To erase any doubt on the matter, and confirming the point we have been making on this issue, the Chief Counsel's Office of IRS, in an Information Letter dated February 17, 2009, has stated that Section 7 of Rev. Proc. 2008-54, 2008-38, I.R.B. 722 provides for Sec. 179 revocations as well as elections without the Commissioner's consent, and before the issuance of Treasury Regulations on the matter.  The letter notes that Rev.

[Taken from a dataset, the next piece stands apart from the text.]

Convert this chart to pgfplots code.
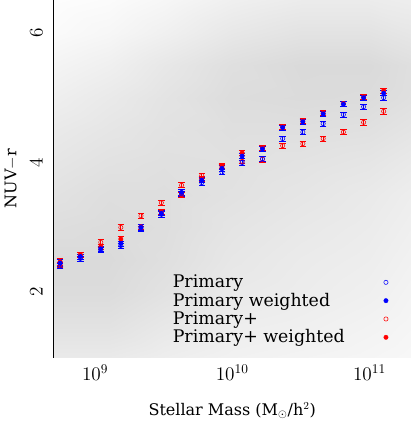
\documentclass[border=0pt]{standalone}
\usepackage{fontspec}
\setmainfont{DejaVu Serif}
\usepackage{pgfplots}
\pgfplotsset{compat=1.18}
\usepackage{pgfplotstable}

% binned medians: x  y  err
\pgfplotstableread{
x y e
5.56e8 2.40 0.04
7.81e8 2.52 0.04
1.10e9 2.65 0.04
1.54e9 2.72 0.04
2.16e9 2.98 0.04
3.04e9 3.20 0.04
4.27e9 3.52 0.04
5.99e9 3.69 0.04
8.41e9 3.85 0.04
1.18e10 4.00 0.04
1.66e10 4.06 0.04
2.33e10 4.37 0.04
3.27e10 4.47 0.04
4.60e10 4.60 0.04
6.46e10 4.74 0.04
9.07e10 4.86 0.04
1.27e11 5.00 0.04
}\primary
\pgfplotstableread{
x y e
5.56e8 2.45 0.05
7.81e8 2.55 0.04
1.10e9 2.67 0.04
1.54e9 2.75 0.04
2.16e9 3.00 0.04
3.04e9 3.22 0.04
4.27e9 3.54 0.04
5.99e9 3.73 0.04
8.41e9 3.91 0.04
1.18e10 4.10 0.04
1.66e10 4.21 0.04
2.33e10 4.54 0.04
3.27e10 4.63 0.04
4.60e10 4.75 0.04
6.46e10 4.90 0.04
9.07e10 5.00 0.04
1.27e11 5.07 0.04
}\primaryw
\pgfplotstableread{
x y e
5.56e8 2.42 0.04
7.81e8 2.55 0.04
1.10e9 2.77 0.04
1.54e9 3.00 0.04
2.16e9 3.18 0.04
3.04e9 3.38 0.04
4.27e9 3.65 0.04
5.99e9 3.80 0.04
8.41e9 3.93 0.04
1.18e10 4.02 0.04
1.66e10 4.05 0.04
2.33e10 4.26 0.04
3.27e10 4.29 0.04
4.60e10 4.37 0.04
6.46e10 4.47 0.04
9.07e10 4.62 0.04
1.27e11 4.79 0.04
}\plus
\pgfplotstableread{
x y e
5.56e8 2.47 0.05
7.81e8 2.58 0.04
1.10e9 2.70 0.04
1.54e9 2.82 0.04
2.16e9 3.01 0.04
3.04e9 3.24 0.04
4.27e9 3.50 0.04
5.99e9 3.75 0.04
8.41e9 3.95 0.04
1.18e10 4.15 0.04
1.66e10 4.23 0.04
2.33e10 4.55 0.04
3.27e10 4.64 0.04
4.60e10 4.76 0.04
6.46e10 4.91 0.04
9.07e10 5.01 0.04
1.27e11 5.11 0.04
}\plusw

% background galaxy density (0 = empty, 1 = densest), x varies fastest
\pgfplotstableread{
x y d
5.012e8 1.0 0.55
1.259e9 1.0 0.55
3.162e9 1.0 0.45
1e10 1.0 0.35
3.162e10 1.0 0.30
1e11 1.0 0.25
1.995e11 1.0 0.20
5.012e8 1.5 0.75
1.259e9 1.5 0.75
3.162e9 1.5 0.60
1e10 1.5 0.45
3.162e10 1.5 0.40
1e11 1.5 0.32
1.995e11 1.5 0.25
5.012e8 2.0 0.90
1.259e9 2.0 0.90
3.162e9 2.0 0.75
1e10 2.0 0.55
3.162e10 2.0 0.48
1e11 2.0 0.40
1.995e11 2.0 0.30
5.012e8 2.5 0.95
1.259e9 2.5 0.95
3.162e9 2.5 0.82
1e10 2.5 0.62
3.162e10 2.5 0.52
1e11 2.5 0.45
1.995e11 2.5 0.35
5.012e8 3.0 0.85
1.259e9 3.0 0.90
3.162e9 3.0 0.85
1e10 3.0 0.68
3.162e10 3.0 0.58
1e11 3.0 0.50
1.995e11 3.0 0.40
5.012e8 3.5 0.75
1.259e9 3.5 0.85
3.162e9 3.5 0.85
1e10 3.5 0.75
3.162e10 3.5 0.65
1e11 3.5 0.55
1.995e11 3.5 0.45
5.012e8 4.0 0.65
1.259e9 4.0 0.75
3.162e9 4.0 0.80
1e10 4.0 0.78
3.162e10 4.0 0.72
1e11 4.0 0.65
1.995e11 4.0 0.55
5.012e8 4.5 0.55
1.259e9 4.5 0.65
3.162e9 4.5 0.75
1e10 4.5 0.82
3.162e10 4.5 0.82
1e11 4.5 0.78
1.995e11 4.5 0.68
5.012e8 5.0 0.42
1.259e9 5.0 0.55
3.162e9 5.0 0.70
1e10 5.0 0.88
3.162e10 5.0 0.92
1e11 5.0 0.90
1.995e11 5.0 0.80
5.012e8 5.5 0.28
1.259e9 5.5 0.40
3.162e9 5.5 0.60
1e10 5.5 0.82
3.162e10 5.5 0.95
1e11 5.5 0.95
1.995e11 5.5 0.82
5.012e8 6.0 0.12
1.259e9 6.0 0.22
3.162e9 6.0 0.38
1e10 6.0 0.60
3.162e10 6.0 0.72
1e11 6.0 0.72
1.995e11 6.0 0.62
5.012e8 6.5 0.05
1.259e9 6.5 0.10
3.162e9 6.5 0.22
1e10 6.5 0.40
3.162e10 6.5 0.50
1e11 6.5 0.50
1.995e11 6.5 0.45
}\density

\begin{document}
\begin{tikzpicture}
\begin{axis}[
  width=267pt, height=267pt, scale only axis,
  xmode=log, xmin=5.012e8, xmax=1.995e11,
  ymin=1, ymax=6.5,
  xtick={1e9,1e10,1e11},
  ytick={2,4,6}, minor y tick num=3,
  tick align=inside,
  major tick length=6pt, minor tick length=3pt,
  every tick/.style={black, line width=0.5pt},
  axis line style={line width=0.7pt},
  tick label style={font=\fontsize{14}{16}\selectfont},
  xticklabel style={yshift=-2pt},
  yticklabel style={xshift=-5pt, rotate=90, anchor=south},
  label style={font=\fontsize{12}{15}\selectfont, inner sep=1.5pt},
  xlabel style={yshift=-12pt},
  ylabel style={inner sep=3.5pt, yshift=2.3pt},
  xlabel={Stellar Mass (M$_{\odot}$/h$^{2}$)},
  ylabel={NUV$-$r},
  colormap={bg}{rgb255=(255,255,255) rgb255=(216,216,216)},
  point meta min=0, point meta max=1,
  legend style={at={(rel axis cs:0.949,0.246)}, anchor=north east,
    draw=none, fill=none, font=\fontsize{13}{15}\selectfont, row sep=-1.5pt},
  legend plot pos=right,
  legend cell align=left,
  error bars/y dir=both, error bars/y explicit,
  error bars/error bar style={line width=0.6pt},
  error bars/error mark options={rotate=90, mark size=2.4pt, line width=0.6pt},
]
\addplot[surf, shader=interp, mesh/cols=7, point meta=explicit, forget plot]
  table[x=x, y=y, meta=d] {\density};

\addplot[only marks, red, mark=o, mark size=1.6pt, forget plot]
  table[x=x, y=y, y error=e] {\plus};
\addplot[only marks, red, mark=*, mark size=1.6pt, forget plot]
  table[x=x, y=y, y error=e] {\plusw};
\addplot[only marks, blue, mark=o, mark size=1.6pt, forget plot]
  table[x=x, y=y, y error=e] {\primary};
\addplot[only marks, blue, mark=*, mark size=1.6pt, forget plot]
  table[x=x, y=y, y error=e] {\primaryw};

\addlegendimage{only marks, blue, mark=o, mark size=1.6pt}
\addlegendentry{\makebox[156pt][l]{Primary}}
\addlegendimage{only marks, blue, mark=*, mark size=1.6pt}
\addlegendentry{\makebox[156pt][l]{Primary weighted}}
\addlegendimage{only marks, red, mark=o, mark size=1.6pt}
\addlegendentry{\makebox[156pt][l]{Primary+}}
\addlegendimage{only marks, red, mark=*, mark size=1.6pt}
\addlegendentry{\makebox[156pt][l]{Primary+ weighted}}
\end{axis}
\end{tikzpicture}
\end{document}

Proc. 2008-54 provides that for any tax year beginning after 2007 and before the last year provided in Sec. 179(c)(2) for revoking a Sec. 179 election by a taxpayer with respect to any Sec. 179 property, the taxpayer will be permitted to make a Sec. 179 election without the Commissioner's consent on an amended tax return for that taxable year.  The Rev. Proc. also points out that taxpayer can rely on the guidance specified in section 7 until Treas. Reg. Sec. 1.179-5(c) is amended to account for the statutory change made in 2005 which extended the rules for revoking a Sec. 179 election for tax years beginning before 2008 to tax years beginning before 2011.  The Information Letter concludes, "...a taxpayer is permitted to make a section 179 election without the Commissioner's consent on an amended federal tax return for a taxable year beginning after 2007 and before 2011..."  Chief Counsel Information Letter, GENIN-141682-08 (Feb. 17, 2009).

As we have repeated continuously on this issue since 2007, the ability to make and revoke a Sec. 179 election on an amended return provides tremendous planning flexibility with respect to asset acquisitions and dispositions.